[Plotting code records]
■ ■ ■ ■ ■

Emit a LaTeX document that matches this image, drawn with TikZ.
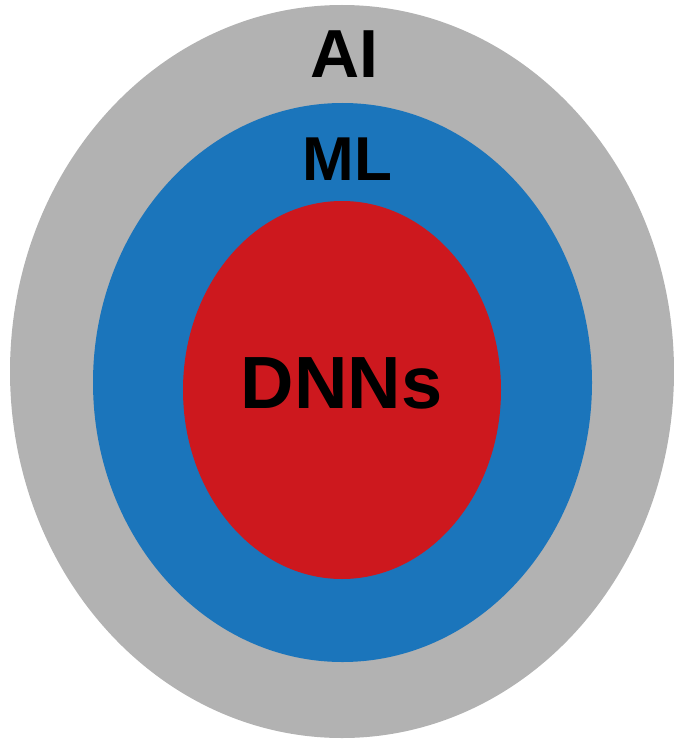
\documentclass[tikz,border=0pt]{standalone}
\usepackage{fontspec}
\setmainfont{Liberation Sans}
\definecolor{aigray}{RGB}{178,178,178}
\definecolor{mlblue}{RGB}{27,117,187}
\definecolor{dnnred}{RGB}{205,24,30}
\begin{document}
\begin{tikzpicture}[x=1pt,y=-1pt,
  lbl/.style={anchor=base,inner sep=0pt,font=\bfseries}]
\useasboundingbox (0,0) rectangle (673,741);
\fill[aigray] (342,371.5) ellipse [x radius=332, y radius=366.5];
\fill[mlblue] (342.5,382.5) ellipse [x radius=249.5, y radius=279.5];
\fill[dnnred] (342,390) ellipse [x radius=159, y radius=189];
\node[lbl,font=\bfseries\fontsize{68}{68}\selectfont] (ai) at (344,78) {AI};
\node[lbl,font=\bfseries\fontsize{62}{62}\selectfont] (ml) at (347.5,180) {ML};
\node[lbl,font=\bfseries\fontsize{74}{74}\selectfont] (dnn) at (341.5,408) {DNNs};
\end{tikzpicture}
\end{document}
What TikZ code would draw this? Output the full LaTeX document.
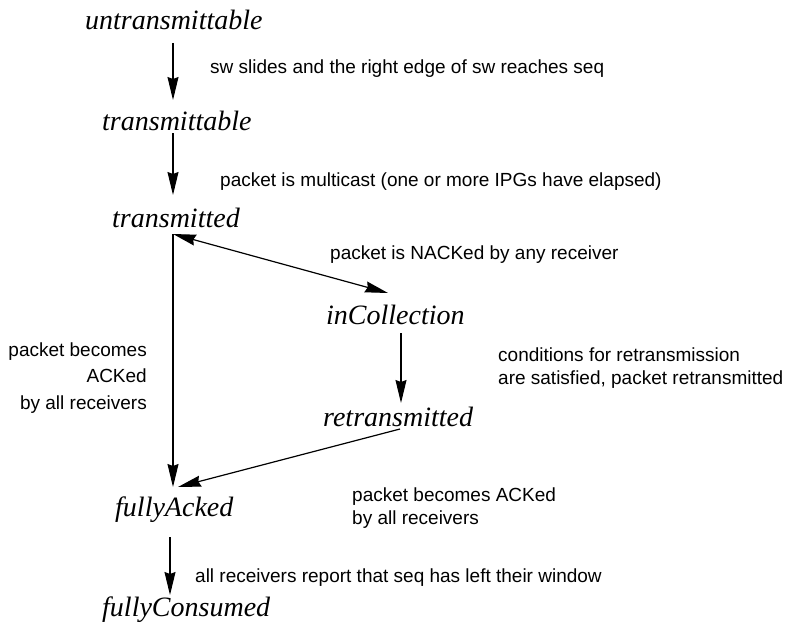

■ ■ ■ ■ ■

Exercise objective. Go through the material above and copy each line that has the word "this".

Reply to the exercise.
Emit a LaTeX document that matches this image, drawn with TikZ.
What TikZ code would draw this? Output the full LaTeX document.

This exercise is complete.